The Changeling starts as high melodrama (to wit: the hero stands on one side of a highway using the telephone booth, watching his wife and daughter play in the snow on the other side; cut to a shot of a semi barrelling down the road in one direction; cut to a car coming from the other direction starting to skid; cut to the hero, realizing what's about to happen but getting stuck in the phone booth; the wife and daughter clutch each other and scream; the semi sounds its horn... you get the idea) but quickly settles into a first rate ghost story. In it, George C. Scott plays John Russell, a composer who packs up and moves to Seattle following the death of his wife and daughter, and rents a cavernous mansion through the historical preservation society. Why does one man need all this room? Because big houses are scarier than little ones.
Strange things begin happening and when he starts asking questions, he gets the feeling that something is being covered up. He finds a hidden pad-locked door and breaks it open, giving him access to the attic which it appears was once a bedroom. There's a music box in there and when he opens it he finds that it plays the exact same melody that he himself just composed the other day. He brings in experts in the field to conduct a seance and listening to the recording of the event afterwards, hears the ghostly voice answering the medium's questions. Putting all the pieces together he discovers a horrific crime that leads back to the powerful Senator Joe Carmichael (Melvyn Douglas), whose family once owned the house. Carmichael thinks he's being blackmailed, leading Russell to wonder just how much the Senator knows and just how far he's willing to go to cover it up.
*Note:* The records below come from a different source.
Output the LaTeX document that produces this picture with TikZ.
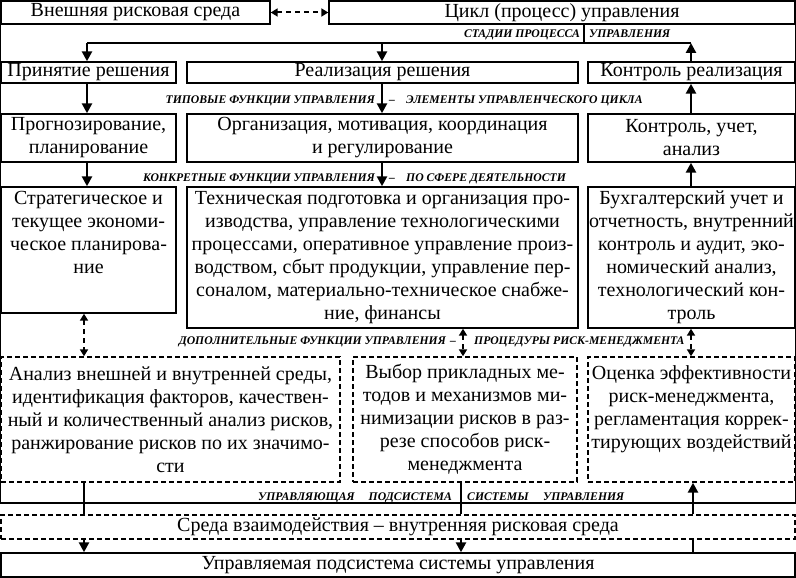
\documentclass[tikz,border=0pt]{standalone}
\usepackage{fontspec}
\setmainfont{Liberation Serif}
\usetikzlibrary{arrows.meta}
\newcommand\mainfs{\fontsize{20}{23}\selectfont}
\newcommand\labfs{\fontsize{11.7}{13}\selectfont\bfseries\itshape}
\begin{document}
\begin{tikzpicture}[x=1pt,y=-1pt,
  bx/.style={draw, line width=1.4pt, inner sep=0pt, font=\mainfs, align=center},
  dbx/.style={bx, dash pattern=on 5pt off 3pt},
  txt/.style={inner sep=0pt, font=\mainfs, align=center},
  lab/.style={inner sep=0pt, font=\labfs},
  ln/.style={line width=2.6pt},
  arr/.style={line width=2.6pt, -{Triangle[width=10pt,length=10pt]}},
  darr/.style={line width=2.4pt, dash pattern=on 5pt off 4pt,
     {Triangle[width=8pt,length=7pt]}-{Triangle[width=8pt,length=7pt]}},
  frame/.style={line width=1.4pt}]
\useasboundingbox (0,0) rectangle (796,578);

% top boxes
\node[bx, minimum width=269, minimum height=23] (A) at (135.5,12.5) {Внешняя рисковая среда};
\node[bx, minimum width=466, minimum height=23] (B) at (562,12.5) {Цикл (процесс) управления};
\coordinate (fb) at (400,503);
\draw[frame] (A.north west) -- (A.north west |- fb) -- (B.north east |- fb) -- (B.north east);
\draw[darr, line width=2pt] (A.east) -- (B.west);

% column x coordinates
\coordinate (xL) at (87,0);
\coordinate (xM) at (382,0);
\coordinate (xR) at (691,0);
\coordinate (xL2) at (84,0);
\coordinate (xM2) at (463,0);
\coordinate (xM3) at (461,0);
\coordinate (xR3) at (693,0);

% row 1
\node[bx, minimum width=175, minimum height=21] (R1a) at (88.5,72.5) {Принятие решения};
\node[bx, minimum width=391, minimum height=21] (R1b) at (382.5,72.5) {Реализация решения};
\node[bx, minimum width=207, minimum height=21] (R1c) at (691.5,72.5) {Контроль реализация};

% distribution line
\coordinate (h1) at (87,43);
\coordinate (h2) at (691,43);
\coordinate (hj) at (584,43);
\coordinate (hm) at (382,43);
\draw[line width=1.6pt] (B.south -| hj) -- (hj);
\draw[line width=2.4pt] (h1) -- (h2);
\draw[arr] (h1) -- (R1a.north -| xL);
\draw[arr] (hm) -- (R1b.north -| xM);
\draw[arr] (R1c.north -| xR) -- (h2);

\node[lab, anchor=base east] (l1a) at (580,38) {СТАДИИ ПРОЦЕССА};
\node[lab, anchor=base west] (l1b) at (589,38) {УПРАВЛЕНИЯ};

% row 2
\node[bx, minimum width=175, minimum height=48] (R2a) at (88.5,138) {Прогнозирование,\\планирование};
\node[bx, minimum width=391, minimum height=48] (R2b) at (382.5,138) {Организация, мотивация, координация\\и регулирование};
\node[bx, minimum width=207, minimum height=48] (R2c) at (691.5,138) {Контроль, учет,\\анализ};

\draw[arr] (R1a.south -| xL) -- (R2a.north -| xL);
\draw[arr] (R1b.south -| xM) -- (R2b.north -| xM);
\draw[arr] (R2c.north -| xR) -- (R1c.south -| xR);

\node[lab, anchor=base east] (l2a) at (375,103) {ТИПОВЫЕ ФУНКЦИИ УПРАВЛЕНИЯ};
\node[lab, anchor=base] (l2m) at (392,103) {–};
\node[lab, anchor=base west] (l2b) at (406,103) {ЭЛЕМЕНТЫ УПРАВЛЕНЧЕСКОГО ЦИКЛА};

% row 3
\node[bx, minimum width=175, minimum height=126] (R3a) at (88.5,250) {};
\node[txt, anchor=north] (R3at) at (88.5,191) {Стратегическое и\\текущее экономи-\\ческое планирова-\\ние};
\node[bx, minimum width=391, minimum height=141] (R3b) at (382.5,257.5) {Техническая подготовка и организация про-\\изводства, управление технологическими\\процессами, оперативное управление произ-\\водством, сбыт продукции, управление пер-\\соналом, материально-техническое снабже-\\ние, финансы};
\node[bx, minimum width=207, minimum height=141] (R3c) at (691.5,257.5) {Бухгалтерский учет и\\отчетность, внутренний\\контроль и аудит, эко-\\номический анализ,\\технологический кон-\\троль};

\draw[arr] (R2a.south -| xL) -- (R3a.north -| xL);
\draw[arr] (R2b.south -| xM) -- (R3b.north -| xM);
\draw[arr] (R3c.north -| xR) -- (R2c.south -| xR);

\node[lab, anchor=base east] (l3a) at (375,181) {КОНКРЕТНЫЕ ФУНКЦИИ УПРАВЛЕНИЯ};
\node[lab, anchor=base] (l3m) at (392,181) {–};
\node[lab, anchor=base west] (l3b) at (406,181) {ПО СФЕРЕ ДЕЯТЕЛЬНОСТИ};

% row 4
\node[dbx, minimum width=339, minimum height=125] (R4a) at (170.5,419.5) {Анализ внешней и внутренней среды,\\идентификация факторов, качествен-\\ный и количественный анализ рисков,\\ранжирование рисков по их значимо-\\сти};
\node[dbx, minimum width=224, minimum height=125] (R4b) at (465,419.5) {Выбор прикладных ме-\\тодов и механизмов ми-\\нимизации рисков в раз-\\резе способов риск-\\менеджмента};
\node[dbx, minimum width=207, minimum height=125] (R4c) at (691.5,419.5) {};
\node[txt, anchor=north] (R4ct) at (691.5,365) {Оценка эффективности\\риск-менеджмента,\\регламентация коррек-\\тирующих воздействий};

\draw[darr] (R3a.south -| xL2) -- (R4a.north -| xL2);
\draw[darr] (R3b.south -| xM2) -- (R4b.north -| xM2);
\draw[darr] (R3c.south -| xR) -- (R4c.north -| xR);

\node[lab, anchor=base east] (l4a) at (446,344) {ДОПОЛНИТЕЛЬНЫЕ ФУНКЦИИ УПРАВЛЕНИЯ};
\node[lab, anchor=base] (l4m) at (453,344) {–};
\node[lab, anchor=base west] (l4b) at (474,344) {ПРОЦЕДУРЫ РИСК-МЕНЕДЖМЕНТА};

% bottom
\node[dbx, fill=white, minimum width=794, minimum height=24] (S) at (398,527) {Среда взаимодействия – внутренняя рисковая среда};
\node[bx, minimum width=794, minimum height=24] (U) at (398,565) {Управляемая подсистема системы управления};

\draw[ln] (R4a.south -| xL2) -- (S.north -| xL2);
\draw[arr] (S.south -| xL2) -- (U.north -| xL2);
\draw[ln] (R4b.south -| xM3) -- (S.north -| xM3);
\draw[arr] (S.south -| xM3) -- (U.north -| xM3);
\draw[ln] (U.north -| xR3) -- (S.south -| xR3);
\draw[arr] (S.north -| xR3) -- (R4c.south -| xR3);

\node[lab, anchor=base west] (l5a) at (258,500) {УПРАВЛЯЮЩАЯ};
\node[lab, anchor=base east] (l5b) at (452,500) {ПОДСИСТЕМА};
\node[lab, anchor=base west] (l5c) at (467,500) {СИСТЕМЫ};
\node[lab, anchor=base west] (l5d) at (543,500) {УПРАВЛЕНИЯ};
\end{tikzpicture}
\end{document}
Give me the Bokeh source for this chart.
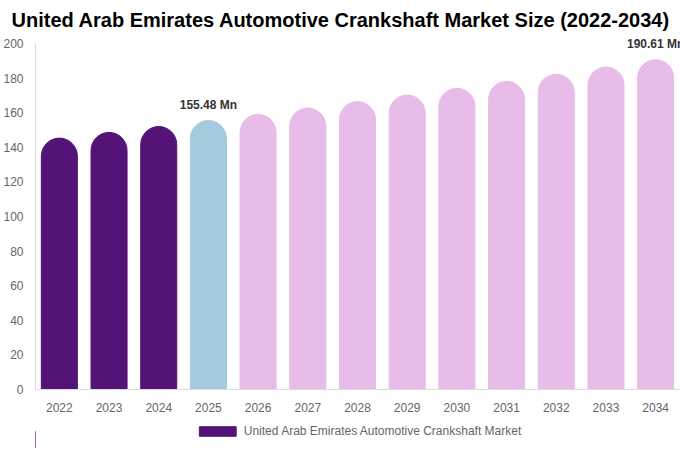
from bokeh.plotting import figure
from bokeh.layouts import column
from bokeh.models import ColumnDataSource, Label, Legend, LegendItem, Range1d, FixedTicker, Title
from bokeh.embed import file_html
from bokeh.resources import INLINE

years = ["2022", "2023", "2024", "2025", "2026", "2027", "2028", "2029", "2030", "2031", "2032", "2033", "2034"]
values = [145.3, 148.6, 152.0, 155.48, 159.0, 162.7, 166.4, 170.2, 174.1, 178.1, 182.2, 186.4, 190.61]
colors = ["#541376", "#541376", "#541376", "#A4CADE", "#E7BCE8", "#E7BCE8", "#E7BCE8", "#E7BCE8",
          "#E7BCE8", "#E7BCE8", "#E7BCE8", "#E7BCE8", "#E7BCE8"]
label_years = ["2025", "2034"]
label_texts = ["155.48 Mn", "190.61 Mn"]
series_name = "United Arab Emirates Automotive Crankshaft Market"
title_text = "United Arab Emirates Automotive Crankshaft Market Size (2022-2034)"
y_ticks = [0, 20, 40, 60, 80, 100, 120, 140, 160, 180, 200]

xs = list(range(len(years)))
src = ColumnDataSource(dict(x=xs, top=values, color=colors))

p = figure(frame_width=645, frame_height=359, output_backend="svg", toolbar_location=None,
           x_range=Range1d(-0.48, 12.5), y_range=Range1d(0, 207.5),
           min_border_left=35, min_border_right=0, min_border_top=30, min_border_bottom=0,
           title=None)
p.add_layout(Title(text=title_text, align="left", offset=-24, text_font="Liberation Sans",
                   text_font_size="20px", text_font_style="bold", text_color="#000000",
                   standoff=0), "above")

r = p.vbar(x="x", top="top", width=0.725, source=src, fill_color="color",
           line_color="color", border_radius=(18, 18, 0, 0))

p.xgrid.visible = False
p.ygrid.visible = False
p.outline_line_color = None

for ax in (p.xaxis[0], p.yaxis[0]):
    ax.axis_line_color = "#DDDDDD"
    ax.major_tick_line_color = None
    ax.minor_tick_line_color = None
    ax.major_tick_out = 0
    ax.major_tick_in = 0
    ax.minor_tick_out = 0
    ax.major_label_text_font = "Liberation Sans"
    ax.major_label_text_font_size = "12px"
    ax.major_label_text_color = "#666666"

p.xaxis.ticker = FixedTicker(ticks=xs)
p.xaxis.major_label_overrides = {i: y for i, y in enumerate(years)}
p.xaxis.major_label_standoff = 13
p.yaxis.ticker = FixedTicker(ticks=y_ticks)
p.yaxis.major_label_standoff = 12
p.yaxis.bounds = (0, 200)

for yr, txt in zip(label_years, label_texts):
    i = years.index(yr)
    p.add_layout(Label(x=xs[i], y=values[i], text=txt, text_align="center",
                       text_baseline="bottom", y_offset=9, text_font="Liberation Sans",
                       text_font_size="12px", text_font_style="bold", text_color="#333333"))

# legend strip below the chart (its swatch renderer sits outside the visible range)
p2 = figure(width=680, height=34, output_backend="svg", toolbar_location=None,
            x_range=Range1d(0, 1), y_range=Range1d(0, 1),
            x_axis_location=None, y_axis_location=None, min_border=0, title=None)
p2.xgrid.visible = False
p2.ygrid.visible = False
p2.outline_line_color = None
r2 = p2.vbar(x=[-5.0], top=[0.5], width=0.5, fill_color=colors[0], line_color=colors[0])
legend = Legend(items=[LegendItem(label=series_name, renderers=[r2])],
                orientation="horizontal", location="center", glyph_width=46, glyph_height=12,
                label_text_font="Liberation Sans", label_text_font_size="12px",
                label_text_color="#666666", border_line_color=None, background_fill_alpha=0,
                padding=0, margin=0, label_standoff=4, label_height=14)
p2.add_layout(legend, "center")

layout = column(p, p2, spacing=0)
open("out.html", "w").write(file_html(layout, INLINE))
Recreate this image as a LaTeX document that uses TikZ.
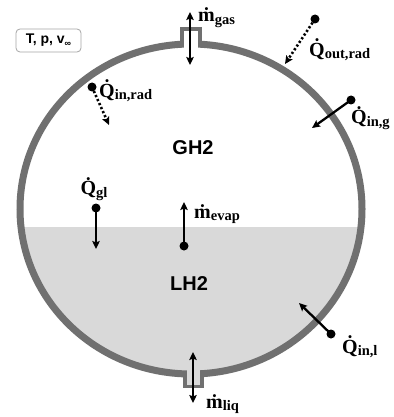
\documentclass[tikz,border=0pt]{standalone}
\usepackage{fontspec}
\setmainfont{Liberation Serif}
\newfontfamily\sansb{Liberation Sans}
\usetikzlibrary{arrows.meta}
\definecolor{wallgray}{HTML}{707070}
\definecolor{liqgray}{HTML}{D9D9D9}
\newcommand\myQ[1]{\.{Q}\raisebox{-0.3ex}{\fontsize{14.5}{14.5}\selectfont #1}}
\newcommand\myM[1]{\.{m}\raisebox{-0.3ex}{\fontsize{14.5}{14.5}\selectfont #1}}
\tikzset{
  wall/.style={draw=wallgray, line width=7pt},
  nozzle/.style={draw=wallgray, line width=3.5pt},
  arr/.style={line width=2.3pt, -{Stealth[length=8pt,width=7.5pt,inset=1.5pt]}},
  darr/.style={line width=2.3pt, {Stealth[length=8pt,width=7.5pt,inset=1.5pt]}-{Stealth[length=8pt,width=7.5pt,inset=1.5pt]}},
  dotarr/.style={line width=2.6pt, dash pattern=on 2.2pt off 2.2pt, -{Stealth[length=8pt,width=7.5pt,inset=1.5pt]}},
  pt/.style={circle, fill=black, inner sep=0pt, minimum size=9pt},
  lbl/.style={font=\bfseries\fontsize{20}{20}\selectfont, inner sep=0pt},
  phase/.style={font=\sansb\bfseries\fontsize{20}{20}\selectfont, inner sep=0pt},
  infobox/.style={draw=gray!70, line width=0.8pt, rounded corners=4pt, minimum width=65pt, minimum height=23pt, inner sep=0pt, font=\sansb\bfseries\fontsize{14}{14}\selectfont}
}
\begin{document}
\begin{tikzpicture}[x=1pt,y=-1pt]
\useasboundingbox[fill=white] (0,0) rectangle (393,417);
% liquid
\begin{scope}
\clip (191,209) ellipse [x radius=171, y radius=165];
\fill[liqgray] (0,227) rectangle (393,417);
\end{scope}
% tank wall
\draw[wall] (191,209) ellipse [x radius=171, y radius=165];
% top nozzle
\fill[white] (184,26) rectangle (198,49);
\draw[nozzle] (182,45) -- (182,29) -- (200,29) -- (200,45);
% bottom nozzle
\fill[liqgray] (187,369) rectangle (200,386);
\draw[nozzle] (185,372) -- (185,386.5) -- (202,386.5) -- (202,372);
% info box
\node[infobox] (info) at (48.5,40.5) {T, p, v\raisebox{-0.3ex}{\fontsize{9}{9}\selectfont ∞}};
% phases
\node[phase] (gh2) at (193,148) {GH2};
\node[phase] (lh2) at (189,284) {LH2};
% m gas
\coordinate (gasTop) at (190,12);
\coordinate (gasBot) at (190,65);
\draw[darr] (gasBot) -- (gasTop);
\node[lbl, anchor=west] (mgas) at (198,18) {\myM{gas}};
% m liq
\coordinate (liqTop) at (193,352);
\coordinate (liqBot) at (193,403);
\draw[darr] (liqTop) -- (liqBot);
\node[lbl, anchor=west] (mliq) at (206,404) {\myM{liq}};
% Q out rad
\node[pt] (qor) at (315,19) {};
\coordinate (qorEnd) at (285,64);
\draw[dotarr] (qor.center) -- (qorEnd);
\node[lbl, anchor=west] (qorL) at (309,50) {\myQ{out,rad}};
% Q in g
\node[pt] (qig) at (351,100) {};
\coordinate (qigEnd) at (312,128);
\draw[arr] (qig.center) -- (qigEnd);
\node[lbl, anchor=west] (qigL) at (351,118) {\myQ{in,g}};
% Q in rad
\node[pt] (qir) at (92,87) {};
\coordinate (qirEnd) at (109,125);
\draw[dotarr] (qir.center) -- (qirEnd);
\node[lbl, anchor=west] (qirL) at (99,91) {\myQ{in,rad}};
% Q gl
\node[pt] (qgl) at (96,208) {};
\coordinate (qglEnd) at (96,249);
\draw[arr] (qgl.center) -- (qglEnd);
\node[lbl] (qglL) at (94,189) {\myQ{gl}};
% m evap
\node[pt] (mev) at (184,246) {};
\coordinate (mevEnd) at (184,202);
\draw[arr] (mev.center) -- (mevEnd);
\node[lbl, anchor=west] (mevL) at (194,214) {\myM{evap}};
% Q in l
\node[pt] (qil) at (331,334) {};
\coordinate (qilEnd) at (299,303);
\draw[arr] (qil.center) -- (qilEnd);
\node[lbl, anchor=west] (qilL) at (342,347) {\myQ{in,l}};
\end{tikzpicture}
\end{document}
The Changeling is cleverly and tightly constructed (though it must be said that the title kind of gives away a major plot twist) film that succeeds at creating a really creepy atmosphere and some genuine scares. The sight of a woman being chased through a house by an empty, old timey wheelchair should probably seem cheesy, but the film is so well made that it's actually pretty terrifying. This isn't a blood and guts kind of horror movie (though there's a little blood) or even one where something is always jumping out from behind corners. Director Peter Medak creates such an intensenly ominous mood that you're on edge even when nothing is happening.
If the film has a flaw it's in the way that Russell relates to the events happening around him. As played by Scott, he's a very commanding character and as such, whether he's being confronted by the ghostly happenings in the house or by the flesh and blood human beings who want to keep him quiet, he never acts as if he believes he's in any danger. This element of the character, while perfectly believable from the guy who played George Patton, nevertheless has the effect of undercutting the overall mood of the film. Part of the reason why scary movies are scary is because we're put in a position to relate to the protagonist and when they're scared, we're scared. If the protagonist isn't scared and acts like there's nothing to be afraid of, it works to remove us from the experience of what's happening on screen and reminds us that it's all just make believe. It's not that Scott's performance isn't good, because it is, it's just that it kind of works against everything else the film is trying to do.